The reason I want to get the Easton wheel are for two reasons:
1 - Improve Ride quality (although I know GP4000s will do that)
2 - More Aero qualities from the 38mm rim 

I ride on Pacific Coast Highway a lot and sometimes ride to the climbs and back. I wanted a wheel that was versatile enough (and stiff) for climbing hills. and also good on the Flats.

I weigh 145 lbs.

Any comments and suggestions would be great


----------



## wankski (Jul 24, 2005)

what makes u think they will improve ride quality?

in the end i call that a marginal call for the money... assuming you have kinlin 30s, the aero diff is marginal.... weight wise likely to be similar, and i can tell you, your hubs are superior to what comes with eastons...

there are better builds out there for not too much more money...

to actually get your comfort, hill cimbing and aero gains, an edge 1.45 set would be far superior... i think they can be had in the US around $2.2k, not too much more than 1.5.

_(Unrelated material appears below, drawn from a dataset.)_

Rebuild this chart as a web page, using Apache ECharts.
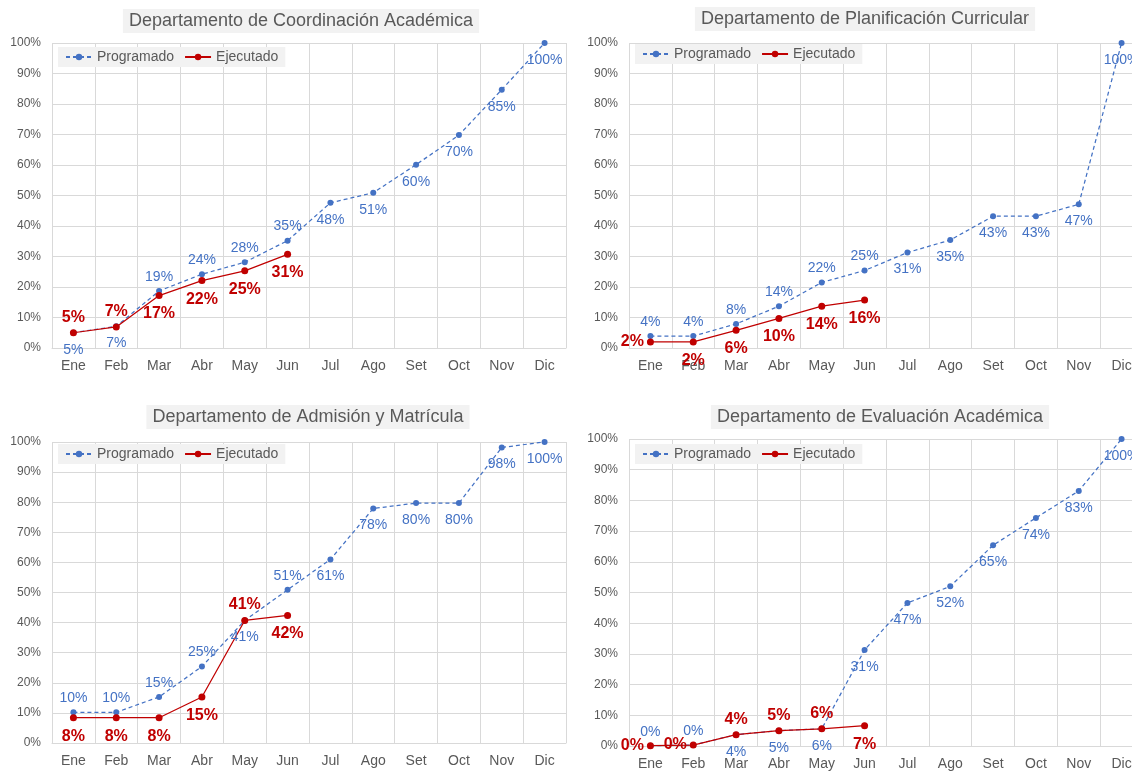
<!DOCTYPE html>
<html>
<head>
<meta charset="utf-8">
<script src="https://cdn.jsdelivr.net/npm/echarts@6/dist/echarts.min.js"></script>
<style>
  html, body { margin: 0; padding: 0; background: #fff; }
  #chart { width: 1132px; height: 771px; }
</style>
</head>
<body>
<div id="chart"></div>
<script>
const meses = ['Ene', 'Feb', 'Mar', 'Abr', 'May', 'Jun', 'Jul', 'Ago', 'Set', 'Oct', 'Nov', 'Dic']

// Departamento de Coordinación Académica
const coordProgramado = [5.0, 7.1, 18.7, 24.2, 28.1, 35.2, 47.6, 50.9, 60.1, 69.8, 84.7, 100]
const coordEjecutado = [5.0, 6.9, 17.2, 22.1, 25.3, 30.7]

// Departamento de Planificación Curricular
const planProgramado = [3.9, 3.9, 7.9, 13.7, 21.5, 25.4, 31.3, 35.4, 43.2, 43.2, 47.1, 100]
const planEjecutado = [2.0, 2.0, 5.8, 9.7, 13.7, 15.7]

// Departamento de Admisión y Matrícula
const admProgramado = [10.2, 10.2, 15.3, 25.4, 40.7, 50.9, 61.0, 77.9, 79.7, 79.7, 98.2, 100]
const admEjecutado = [8.4, 8.4, 8.4, 15.3, 40.7, 42.4]

// Departamento de Evaluación Académica
const evalProgramado = [0.1, 0.3, 3.7, 5.0, 5.6, 31.3, 46.6, 52.0, 65.4, 74.3, 83.1, 100]
const evalEjecutado = [0.1, 0.3, 3.7, 5.0, 5.6, 6.6]

// posiciones de etiquetas (estilo, no datos)
const B = 'bottom', T = 'top', L = 'left'
const coordProgPos = [B, B, T, T, T, T, B, B, B, B, B, B]
const coordEjePos = [T, T, B, B, B, B]
const planProgPos = [T, T, T, T, T, T, B, B, B, B, B, B]
const planEjePos = [L, B, B, B, B, B]
const admProgPos = [T, T, T, T, B, T, B, B, B, B, B, B]
const admEjePos = [B, B, B, B, T, B]
const evalProgPos = [T, T, B, B, B, B, B, B, B, B, B, B]
const evalEjePos = [L, L, T, T, T, B]

const AZUL = '#4472C4'
const ROJO = '#C00000'
const GRIS = '#595959'
const LINEA = '#D9D9D9'
const FUENTE = '"Liberation Sans", Arial, sans-serif'

const paneles = [
  { titulo: 'Departamento de Coordinación Académica', tx: 301, ty: 9,
    grid: { left: 52, top: 43, width: 514, height: 305 }, legend: { left: 58, top: 47 },
    prog: coordProgramado, eje: coordEjecutado, progPos: coordProgPos, ejePos: coordEjePos },
  { titulo: 'Departamento de Planificación Curricular', tx: 865, ty: 7,
    grid: { left: 629, top: 43, width: 514, height: 305 }, legend: { left: 635, top: 44 },
    prog: planProgramado, eje: planEjecutado, progPos: planProgPos, ejePos: planEjePos },
  { titulo: 'Departamento de Admisión y Matrícula', tx: 308, ty: 405,
    grid: { left: 52, top: 442, width: 514, height: 301 }, legend: { left: 58, top: 444 },
    prog: admProgramado, eje: admEjecutado, progPos: admProgPos, ejePos: admEjePos },
  { titulo: 'Departamento de Evaluación Académica', tx: 880, ty: 405,
    grid: { left: 629, top: 439, width: 514, height: 307 }, legend: { left: 635, top: 444 },
    prog: evalProgramado, eje: evalEjecutado, progPos: evalProgPos, ejePos: evalEjePos }
]

const pct = (p) => Math.round(p.value) + '%'
// las etiquetas de abajo quedan algo más separadas del punto
const etiqueta = (pos) => ({ position: pos, distance: pos === 'bottom' ? 7 : pos === 'left' ? 3 : 4 })

const option = {
  animation: false,
  textStyle: { fontFamily: FUENTE },
  title: [],
  legend: [],
  grid: [],
  xAxis: [],
  yAxis: [],
  series: []
}

paneles.forEach((p, i) => {
  option.title.push({
    text: p.titulo,
    left: p.tx - 6,
    top: p.ty,
    textAlign: 'center',
    padding: [3, 6],
    backgroundColor: '#F2F2F2',
    textStyle: { color: GRIS, fontSize: 18, fontWeight: 'normal', fontFamily: FUENTE }
  })
  option.legend.push({
    left: p.legend.left,
    top: p.legend.top,
    padding: [3, 7],
    itemGap: 10,
    itemWidth: 26,
    itemHeight: 8,
    backgroundColor: '#F2F2F2',
    data: ['Programado', 'Ejecutado'],
    textStyle: { color: GRIS, fontSize: 14, fontFamily: FUENTE }
  })
  // el panel derecho sigue más allá del borde de la imagen
  option.grid.push(Object.assign({ containLabel: false, outerBoundsMode: 'none' }, p.grid))
  option.xAxis.push({
    type: 'category',
    gridIndex: i,
    data: meses,
    axisLine: { lineStyle: { color: LINEA } },
    axisTick: { show: false },
    axisLabel: { color: GRIS, fontSize: 14, margin: 11, interval: 0 },
    splitLine: { show: true, interval: 0, lineStyle: { color: LINEA } }
  })
  option.yAxis.push({
    type: 'value',
    gridIndex: i,
    min: 0,
    max: 100,
    interval: 10,
    axisLine: { show: false },
    axisTick: { show: false },
    axisLabel: { color: GRIS, fontSize: 12, margin: 11, formatter: '{value}%' },
    splitLine: { lineStyle: { color: LINEA } }
  })
  option.series.push({
    name: 'Programado',
    type: 'line',
    xAxisIndex: i,
    yAxisIndex: i,
    data: p.prog.map((v, k) => ({ value: v, label: etiqueta(p.progPos[k]) })),
    symbol: 'circle',
    symbolSize: 6,
    itemStyle: { color: AZUL },
    lineStyle: { color: AZUL, width: 1.25, type: [4, 3] },
    label: { show: true, color: AZUL, fontSize: 14, formatter: pct }
  })
  option.series.push({
    name: 'Ejecutado',
    type: 'line',
    xAxisIndex: i,
    yAxisIndex: i,
    data: p.eje.map((v, k) => ({ value: v, label: etiqueta(p.ejePos[k]) })),
    symbol: 'circle',
    symbolSize: 7,
    itemStyle: { color: ROJO },
    lineStyle: { color: ROJO, width: 1.25 },
    label: { show: true, color: ROJO, fontSize: 16, fontWeight: 'bold', formatter: pct }
  })
})

const chart = echarts.init(document.getElementById('chart'))
chart.setOption(option)
</script>
</body>
</html>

consider the gains, as low as 1066g build weight, 45mm aero, superior components, actual comfort improvement cos it's tubbie....


----------



## ssauter (Aug 1, 2007)

I agree with wankski. I don't think you will see significant gains going with the EC-90's. The hubs you have now are far better than the easton's. The only thing the Eastons have is a lighter weight rim that is slightly more aero, though edge rims would be more durable and lighter.


----------



## zriggle (Apr 16, 2008)

For less than that cost, you could get your current wheels rebuilt with Edge Composites rims. These would be much better than the Eastons, cheaper, and you can use your current hubs.


----------



## chrisden5150 (Aug 3, 2008)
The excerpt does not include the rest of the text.